Social Justice in South Africa

The final paragraph of my previous blog, ”Heroes and Role Models: Mutually Exclusive or One and the Same Thing?”, included  “We need real role models, … so that our country can return to a true state of morality … to the world.”  This is not quite accurate really as one of the readers of that blog noted.  Pat commented, “I do have to question … whether South Africa was ever truly ethical and moral? Apartheid certainly wasn’t moral and many people in our former govt and captains of industry pillaged the country prior to 1994. Even the colonial behaviour of our forefathers who treated people as slaves and in a paternalistic manner was also not moral.” and I have to agree with her.

Many of us may feel that this current government is more amoral and corrupt than the previous ones South Africa has had and probably way more so than most in the world. This is very possibly because of the transparency clause of the Constitution which requires that leaders in government and business declare their interests and gifts. The Constitution also guarantees freedom of speech and of the press, something which was sorely lacking with the government of apartheid days. Secrecy and power were the order of the day, escalating particularly from 1985 onwards.  Sadly, the current government seems heading in that direction. We have all heard of the ‘Secrecy’ Bill for example. Then there is the latest decision to declare the Nkandla Report ‘Top Secret’. They are passing these laws by writing them in such a manner that they do not completely remove the Constitutional rights by saying that documents may be available on request using the Access to Information Law. But the access is frequently denied or delayed for months or years.

The Constitution also speaks of equality and rights for all but it is not happening in practice. I am always interested to note that political leaders, not only in South Africa, never use public hospitals when they are ill but will expect the majority of the population to do so. I am sure that if they spent one day at one, not even as an inpatient they would be shocked. This discrimination and lack of proper resources is anything but equality and social justice.

The definition of Social Justice is, “The fair and proper administration of laws conforming to the natural law that all persons, irrespective of ethnic origingenderpossessions, race, religion, etc., are to be treated equally and without prejudice.” If we are to be treated equally and without prejudice one way is that we all have equal access to facilities and none is above the law. How can it be justice when one man, with half a dozen wives, lives in overt luxury when all round him have no basic amenities such as ablution facilities? How can this one family have their own fully equipped medical clinic when those who live in the area have to travel many kilometres often to be told to come back on another day? Where is the justice?

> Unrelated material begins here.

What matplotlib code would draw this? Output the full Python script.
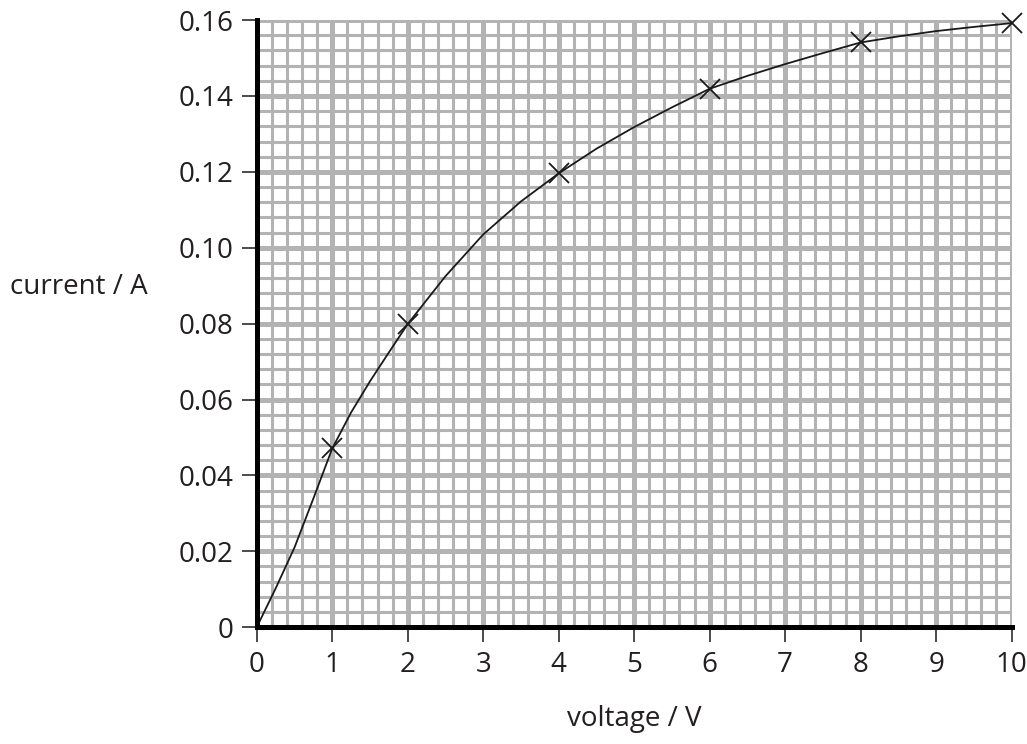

In the United Kingdom the Departments of Social Welfare and Education are working together on a planned strategy to ensure social justice for all by improving the lives of the poor and needy. Their strategy includes helping troubled families turn their lives around, improving mental health, reducing child poverty and making sure that children are properly supported so that they complete their education, making work pay and so helping people to find and stay in work, helping people recover and become independent if things have gone wrong, working with the voluntary, public and private sectors to deal more effectively with complex problems. This is an all-inclusive and holistic programme to ensure social justice for all the people of the UK. Not only do those who need assistance and encouragement improve their lives but as they become more active members of society, the wealthy will not be subsidising them to the same degree and all will feel pride in the country. One of our biggest problems in SA is that no 2 departments seem able to work together, wasting time and money.

What we don’t need in South Africa is more laws or BEE which allows a few to grow rich while the poor grow poorer. We have enough laws and certainly enough resources for every South African to be on the receiving end of true Social Justice. We need proposed programmes and policies put into practice with NGOs supported financially and actively with honesty, integrity and morality at the basis of all that happens here. That is Social Justice!